The monuments of the Islamic world are a testament to the artistic traditions that have emerged from Muslim nations. Several of these iconic buildings came out of the Ottoman Empire (c. 1299 – 1922 C.E.), which was based in the peninsula of Anatolia in modern-day Turkey. One of the centerpieces of the Ottoman Empire’s architectural treasures is the Sultanahmet Mosque of Istanbul, more commonly known as the Blue Mosque. Built in the 17th century, it was commissioned by Sultan Ahmet I as a legacy project to rival the Hagia Sophia.
Sitting on the Bosporus Strait, the city of Istanbul is at the heart of the Old World; originally known as Byzantium, the emperor Constantine conquered the city and renamed it Constantinople in 330 C.E. It would again change hands to the Ottomans Turks and be renamed Istanbul over time. This colorful history has given Istanbul its syncretic, varied tradition of art and architecture.
The Blue Mosque features many aspects of Byzantine architecture as well as uniquely Islamic traits. Its architect, Sedefkar Mehmet Aga, studied under one of the Ottoman Empire’s most famous masters, Mimar Sinan, and channeled his style into a new construction that aimed to project size and splendor.
Its characteristic silhouette is delineated by six minarets (tall spires from which the Adhan is usually called), rather than the usual four; this detail caused a stir as it appeared to be matching the Masjid al-Haram in Mecca. This problem was solved by eventually adding a seventh minaret. A cascading series of domes marks the exterior of the mosque; under each is a covered passageway of arches, while the main dome rises above. A heavy chain of iron dangles in one entrance; according to the story, since only the sultan was allowed to ride into the mosque on horseback, the chain ensured that he would have to duck his head in order to enter. This was a symbolic gesture of humility in the face of the divine.

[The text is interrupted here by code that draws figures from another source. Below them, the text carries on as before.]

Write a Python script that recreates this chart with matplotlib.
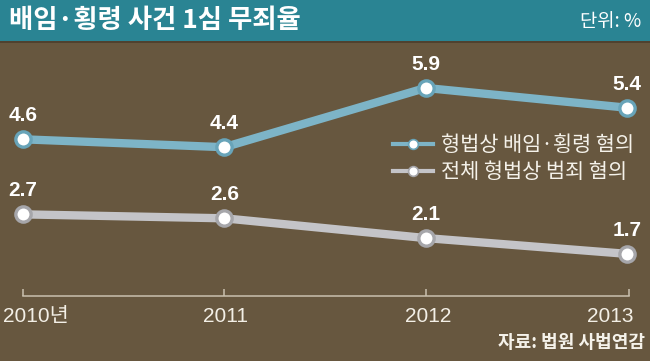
import matplotlib
matplotlib.use("Agg")
import matplotlib.pyplot as plt
from matplotlib.lines import Line2D
from matplotlib.patches import Rectangle

years = [2010, 2011, 2012, 2013]
tick_labels = ["2010년", "2011", "2012", "2013"]
embezzle = [4.6, 4.4, 5.9, 5.4]
all_crime = [2.7, 2.6, 2.1, 1.7]
series_names = ["형법상 배임·횡령 혐의", "전체 형법상 범죄 혐의"]

BG = "#67573f"
TEAL = "#2a8493"
BLUE = "#7db4c7"
BLUE_EDGE = "#68a4b9"
GREY = "#c4c4c8"
GREY_EDGE = "#a6a6aa"
AXIS = "#c9c0ae"

W, H = 650, 361
KR = ["Noto Sans CJK KR", "DejaVu Sans"]
NUM = ["Liberation Sans", "Noto Sans CJK KR", "DejaVu Sans"]

fig = plt.figure(figsize=(W / 100, H / 100), dpi=100)
fig.patch.set_facecolor(BG)
ax = fig.add_axes([0, 0, 1, 1])
ax.set_facecolor(BG)
for s in ax.spines.values():
    s.set_visible(False)
ax.set_xticks([])
ax.set_yticks([])

# pixel mapping: year 2010 -> x=23, 201.3 px per year; value v -> y=321-39.5v
px_per_year = 201.3
ax.set_xlim(2010 - 23 / px_per_year, 2010 + (W - 23) / px_per_year)
ax.set_ylim((321 - H) / 39.5, 321 / 39.5)


def fx(px):
    return px / W


def fy(py):
    return 1 - py / H


# title bar
ax.add_patch(Rectangle((0, fy(41)), 1, 41 / H, transform=ax.transAxes,
                       facecolor=TEAL, edgecolor="none", zorder=5))
ax.add_patch(Rectangle((0, fy(43)), 1, 2 / H, transform=ax.transAxes,
                       facecolor="#4f4230", edgecolor="none", zorder=5))
fig.text(fx(9), fy(21), "배임·횡령 사건 1심 무죄율", color="white", fontsize=19,
         fontweight="bold", family=KR, va="center", ha="left", zorder=6)
fig.text(fx(641), fy(21), "단위: %", color="white", fontsize=13.5,
         family=KR, va="center", ha="right", zorder=6)

# x axis line with ticks
base = (321 - 296) / 39.5
tick_top = (321 - 289) / 39.5
ax.plot([years[0], years[-1] + 0.01], [base, base], color=AXIS, lw=1.1, zorder=2)
ax.vlines([y if y != 2013 else 2013.01 for y in years], base, tick_top,
          color=AXIS, lw=1.1, zorder=2)

# series
ax.plot(years, embezzle, color=BLUE, lw=6, marker="o", ms=11,
        mfc="white", mec=BLUE_EDGE, mew=2.4, zorder=4, solid_capstyle="butt")
ax.plot(years, all_crime, color=GREY, lw=6, marker="o", ms=11,
        mfc="white", mec=GREY_EDGE, mew=2.4, zorder=4, solid_capstyle="butt")

for series in (embezzle, all_crime):
    for x, v in zip(years, series):
        ax.annotate(f"{v:.1f}", (x, v), xytext=(0, 13), textcoords="offset points",
                    ha="center", va="baseline", color="white", fontsize=15,
                    fontweight="bold", family=NUM, zorder=6)

# tick labels
label_x = [(3, "left"), (226, "center"), (428, "center"), (634, "right")]
for (px, ha), lab in zip(label_x, tick_labels):
    fig.text(fx(px), fy(322), lab, color="#f3efe6", fontsize=15, family=NUM,
             ha=ha, va="baseline")

# legend
handles = [
    Line2D([], [], color=BLUE, lw=3, marker="o", ms=7, mfc="white", mec=BLUE_EDGE, mew=1.2),
    Line2D([], [], color=GREY, lw=3, marker="o", ms=7, mfc="white", mec=GREY_EDGE, mew=1.2),
]
leg = ax.legend(handles, series_names, loc="upper left",
                bbox_to_anchor=(fx(393), fy(134)), bbox_transform=fig.transFigure,
                frameon=False, handlelength=1.9, handletextpad=0.4,
                labelspacing=0.25, borderpad=0, borderaxespad=0,
                prop={"family": KR, "size": 15})
for t in leg.get_texts():
    t.set_color("#f5f2ea")

# source
fig.text(fx(645), fy(343), "자료: 법원 사법연감", color="#f5f2ea", fontsize=13,
         fontweight="bold", family=KR, ha="right", va="center")

fig.savefig("out.png", dpi=100, facecolor=BG)
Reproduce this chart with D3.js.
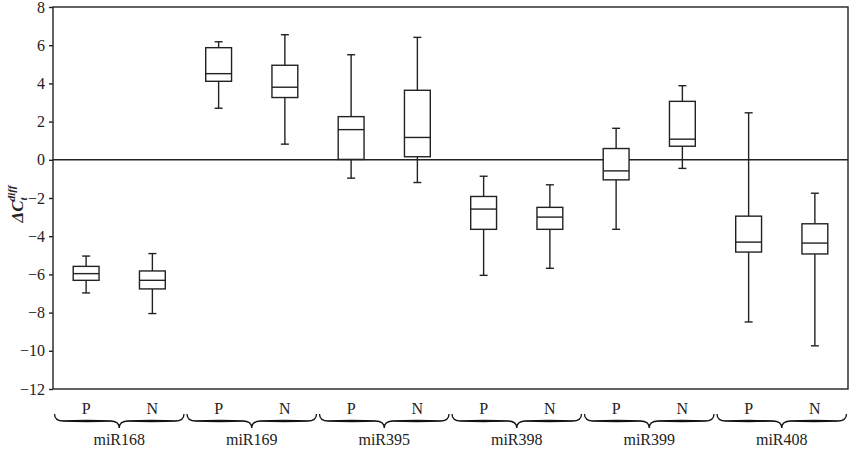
<!DOCTYPE html>
<html>
<head>
<meta charset="utf-8">
<script src="https://cdn.jsdelivr.net/npm/d3@7"></script>
<style>
  body { margin: 0; background: #fff; }
  svg { display: block; font-family: "Liberation Serif", "Times New Roman", serif; }
  svg text { font-family: "Liberation Serif", "Times New Roman", serif; }
</style>
</head>
<body>
<div id="chart"></div>
<script>
// miRNA groups and the two conditions in each
const groups = ["miR168", "miR169", "miR395", "miR398", "miR399", "miR408"];
const conditions = ["P", "N"];
// box statistics, one entry per box, in order miR168 P, miR168 N, miR169 P ...
const whiskerHigh = [-5.04, -4.91, 6.18, 6.55, 5.50, 6.41, -0.86, -1.31, 1.65, 3.88, 2.46, -1.75];
const q3Values = [-5.58, -5.82, 5.87, 4.95, 2.26, 3.64, -1.92, -2.49, 0.59, 3.06, -2.95, -3.35];
const medians = [-5.96, -6.31, 4.51, 3.80, 1.58, 1.17, -2.58, -3.00, -0.58, 1.08, -4.31, -4.36];
const q1Values = [-6.31, -6.76, 4.11, 3.26, 0.02, 0.16, -3.64, -3.64, -1.05, 0.71, -4.83, -4.93];
const whiskerLow = [-6.97, -8.05, 2.70, 0.82, -0.96, -1.19, -6.05, -5.68, -3.64, -0.45, -8.49, -9.74];
const yTicks = [-12, -10, -8, -6, -4, -2, 0, 2, 4, 6, 8];

const width = 851;
const height = 449;
const margin = {t: 7, b: 60, l: 53, r: 3};

const boxes = [];
groups.forEach((g, gi) => {
    conditions.forEach((c, ci) => {
        const i = gi * conditions.length + ci;
        boxes.push({key: g + "-" + c, group: g, cond: c,
            hi: whiskerHigh[i], q3: q3Values[i], med: medians[i], q1: q1Values[i], lo: whiskerLow[i]});
    });
});

const svg = d3.select("#chart")
    .append("svg")
    .attr("width", width)
    .attr("height", height)
    .attr("viewBox", [0, 0, width, height]);

const x = d3.scaleBand()
    .domain(boxes.map(d => d.key))
    .range([margin.l, width - margin.r]);

const xGroup = d3.scaleBand()
    .domain(groups)
    .range([margin.l, width - margin.r]);

const y = d3.scaleLinear()
    .domain([-12, 8])
    .range([height - margin.b, margin.t]);

const ink = "#222";

// frame
svg.append("rect")
    .attr("x", margin.l)
    .attr("y", margin.t)
    .attr("width", width - margin.r - margin.l)
    .attr("height", height - margin.b - margin.t)
    .attr("fill", "none")
    .attr("stroke", ink)
    .attr("stroke-width", 1.4);

// Y axis
const yAxis = svg.append("g")
    .attr("transform", `translate(${margin.l},0)`)
    .call(d3.axisLeft(y).tickValues(yTicks).tickSize(4).tickPadding(4));
yAxis.attr("font-family", null).attr("font-size", null);
yAxis.select(".domain").remove();
yAxis.selectAll("line").attr("stroke", ink).attr("stroke-width", 1.4);
yAxis.selectAll("text")
    .attr("fill", ink)
    .style("font-size", "16px");

// zero line
svg.append("line")
    .attr("x1", margin.l).attr("x2", width - margin.r)
    .attr("y1", y(0)).attr("y2", y(0))
    .attr("stroke", ink)
    .attr("stroke-width", 1.4);

// Y label
const yLab = svg.append("text")
    .attr("transform", `translate(23, ${204}) rotate(-90)`)
    .attr("text-anchor", "middle")
    .attr("fill", ink)
    .style("font-size", "17px")
    .style("font-weight", "bold")
    .style("font-style", "italic");
yLab.append("tspan").text("\u0394C");
yLab.append("tspan").attr("dy", 4).style("font-size", "11px").text("t");
yLab.append("tspan").attr("dy", -12).attr("dx", -4).style("font-size", "11px").text("diff");

// boxes
const boxW = x.bandwidth() * 0.39;
const capW = 8;
const bx = svg.append("g")
    .attr("stroke", ink)
    .attr("stroke-width", 1.4)
    .attr("fill", "none");

boxes.forEach(d => {
    const cx = x(d.key) + x.bandwidth() / 2;
    // whiskers
    bx.append("line").attr("x1", cx).attr("x2", cx).attr("y1", y(d.hi)).attr("y2", y(d.q3));
    bx.append("line").attr("x1", cx).attr("x2", cx).attr("y1", y(d.q1)).attr("y2", y(d.lo));
    bx.append("line").attr("x1", cx - capW / 2).attr("x2", cx + capW / 2).attr("y1", y(d.hi)).attr("y2", y(d.hi));
    bx.append("line").attr("x1", cx - capW / 2).attr("x2", cx + capW / 2).attr("y1", y(d.lo)).attr("y2", y(d.lo));
    // box
    bx.append("rect")
        .attr("x", cx - boxW / 2)
        .attr("y", y(d.q3))
        .attr("width", boxW)
        .attr("height", y(d.q1) - y(d.q3))
        .attr("fill", "#fff");
    bx.append("line").attr("x1", cx - boxW / 2).attr("x2", cx + boxW / 2).attr("y1", y(d.med)).attr("y2", y(d.med));
});

// P / N labels
svg.append("g")
    .selectAll("text")
    .data(boxes)
    .join("text")
    .attr("x", d => x(d.key) + x.bandwidth() / 2)
    .attr("y", 414)
    .attr("text-anchor", "middle")
    .attr("fill", ink)
    .style("font-size", "16px")
    .text(d => d.cond);

// braces
const braceTop = 414;
const braceH = 14;
function bracePath(x0, x1) {
    const xm = (x0 + x1) / 2;
    const a = braceH / 2;
    const b = 9;
    return `M${x0},${braceTop} Q${x0},${braceTop + a} ${x0 + b},${braceTop + a}` +
        ` L${xm - b},${braceTop + a} Q${xm},${braceTop + a} ${xm},${braceTop + braceH}` +
        ` Q${xm},${braceTop + a} ${xm + b},${braceTop + a}` +
        ` L${x1 - b},${braceTop + a} Q${x1},${braceTop + a} ${x1},${braceTop}`;
}
// thicker middle of each half, like a printed brace
function lensPath(xa, xb) {
    const ym = braceTop + braceH / 2;
    const xc = (xa + xb) / 2;
    return `M${xa},${ym} Q${xc},${ym - 2.4} ${xb},${ym} Q${xc},${ym + 2.4} ${xa},${ym} Z`;
}
const br = svg.append("g");
groups.forEach(g => {
    const x0 = xGroup(g) + 1.5;
    const x1 = xGroup(g) + xGroup.bandwidth() - 1.5;
    const xm = (x0 + x1) / 2;
    br.append("path")
        .attr("d", bracePath(x0, x1))
        .attr("fill", "none")
        .attr("stroke", "#111")
        .attr("stroke-width", 1.3);
    br.append("path").attr("d", lensPath(x0 + 6, xm - 6)).attr("fill", "#111");
    br.append("path").attr("d", lensPath(xm + 6, x1 - 6)).attr("fill", "#111");
});

// group labels
svg.append("g")
    .selectAll("text")
    .data(groups)
    .join("text")
    .attr("x", g => xGroup(g) + xGroup.bandwidth() / 2)
    .attr("y", 445)
    .attr("text-anchor", "middle")
    .attr("fill", ink)
    .style("font-size", "16px")
    .text(g => g);
</script>
</body>
</html>
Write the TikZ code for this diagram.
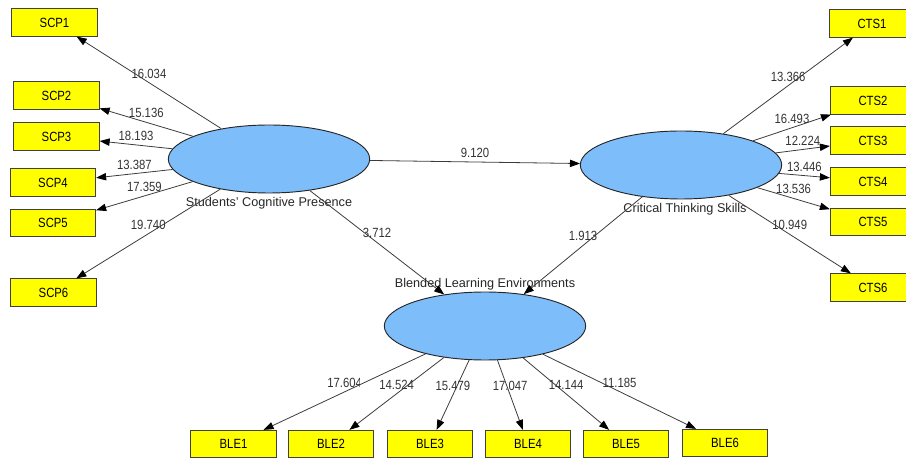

Inside the mosque, the mihrab (the wall niche towards which the congregation faces in prayer) and minbar (the pulpit) are both made of marble. They are designed in such a way that the imam can be heard from anywhere in the mosque. Panels of the interior are decorated with calligraphic quotations from the Qur’an, which have been restored repeatedly over the years. However, the most interesting artistic feature of the mosque is the blue Iznik tiles that give the mosque its most popular moniker. These uniquely Turkish tiles are made using quartz rather than clay, giving them a blinding white color that lets the painted designs pop. Metal oxides are used to paint the tiles – copper oxide for blue and iron oxide for red. The designs can be geometric in nature or feature floral, organic lines. The painted tiles are then glazed and fired, and the designs bloom into bright, vivid color.
Today, the mosque is open to the public for prayer at designated times, and it has also been named a United Nations Educational, Scientific and Cultural Organization (UNESCO) World Heritage Site for its cultural and artistic significance. As for the Iznik tradition of ceramic craftsmanship, it remains a vibrant trade with galleries showcasing the beauty of authentic Iznik pieces, as well as modern twists on the original designs. A marvel of the architectural world, the Blue Mosque remains a point of pride for Muslims all over the globe.